Éditorial « Certains silences se montrent plus conflictuels qu’un échange d’injures »
Marc de Smedt – Eloge du silence

Souvenez-vous, mai-juin 2003 !
La France est plongée dans l’agitation sociale. Alors que la fonction publique se mobilise contre la réforme des retraites et s’oppose au projet de loi sur la décentralisation,les représentations syndicales se heurtent à un mur de silence bâti sur une détermination idéologique qui rend le gouvernement autiste face à un quelconque espace de négociation. Bilan : de cette incapacité gouvernementale à gérer un conflit social naissent mauvaise humeur générale, colère, discours corporatistes partisans, la réflexion citoyenne cède ainsi le pas aux
communautarismes de tous poils.

Pourtant, l’école de la République pourrait être une école de la culture du conflit.
Une école où le débat comme source de résolution des conflits permettrait aux enfants d’exercer leur citoyenneté tout en construisant des savoirs d’altérité, des savoirs où il convient moins d’essayer de convertir l’autre à ses propres idées que de lui laisser un espace pour évoluer et se construire. Tous les chercheurs un peu sérieux qui se sont penchés sur les questions de citoyenneté sont au moins unanimes sur un point : on ne peut pas décemment faire vivre dans un espace déterminé un certain nombre d’individus sans qu’existent des instances de régulation. En effet, pour passer de la somme d’individus au groupe, il faut que naissent une identité collective, une culture où chaque individu est reconnu en tant que sujet unique, mais aussi reconnu et accepté dans une communauté pensante et agissante qui se co-construit au gré des tensions que génèrent les aléas du quotidien.
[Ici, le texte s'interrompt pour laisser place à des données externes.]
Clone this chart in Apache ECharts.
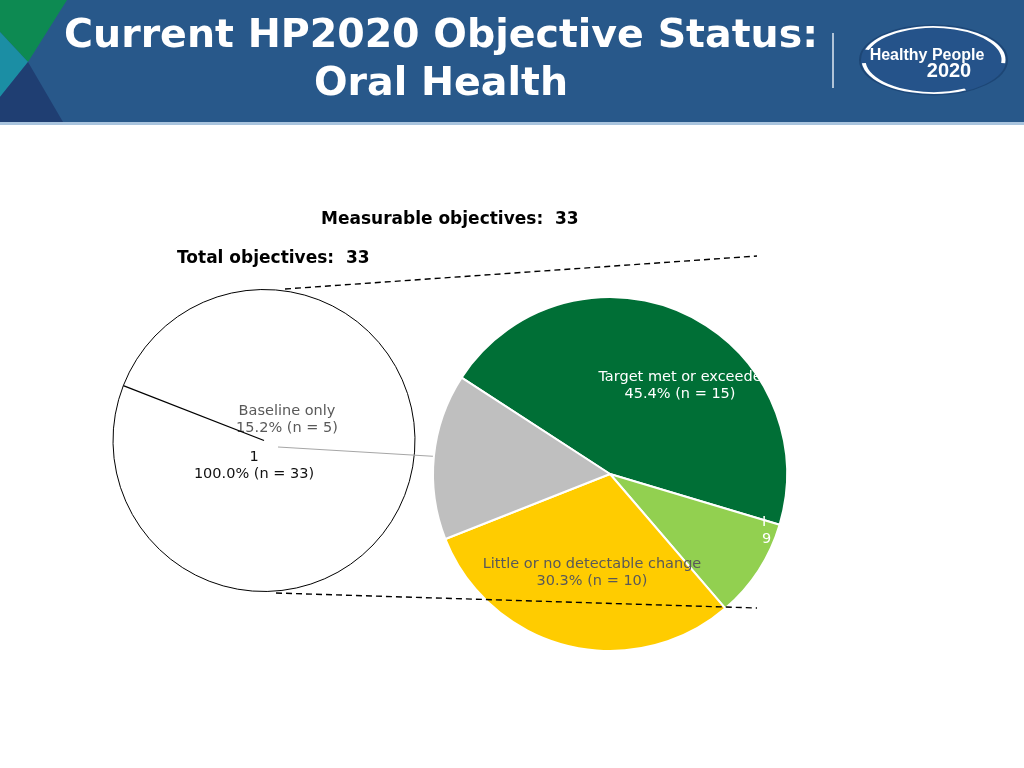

Quand Freinet recueille dans son école des enfants d’immigrés espagnols et des jeunes de la banlieue parisienne, le climat ne peut être qu’explosif. Mais au lieu de ségréguer les espaces et le travail, il renforce l’idée de conseil coopératif, espace de discussion qui prouve qu’il est possible de faire naître le débat au sein d’une communauté éducative, et surtout qu’il est possible de faire vivre et travailler ensemble, autour de projets communs, des individus a priori fort différents. Cette volonté de prendre en compte les différences pour créer une dynamique collective dans le travail fait de Célestin Freinet l’un des plus grands humanistes de son temps.
C’est effectivement par la gestion des conflits via le dialogue que se fonde la loi démocratique. Mais pour défendre cette thèse, encore faut-il être convaincu qu’une solution collective et coopérative existe, encore faut-il être porteur d’un projet politique qui intègre le conflit comme condition intrinsèque de l’évolution. Henri Laborit explique qu’en cas de danger, l’homme recours à trois solutions : la fuite, la soumission ou l’affrontement. L’ICEM n’a jamais fui les problèmes et n’a encore moins été soumis. « Ce n’est pas avec des hommes à
genoux qu’on mettra la démocratie debout » a déclaré Freinet. Affrontons les problèmes, de face, courageusement, tous ensemble, afin de bâtir une société qui soit davantage sur le consensus que sur le compromis. C’est ce que nous tentons, dans la pluralité de nos pratiques, de mettre en place au quotidien dans nos classes.
Et si les hommes qui constituent l’actuel gouvernement Raffarino-Chiraquien étaient allés à l’école de Freinet, peut-être auraient-ils appris à dialoguer avec la « France d’en bas ».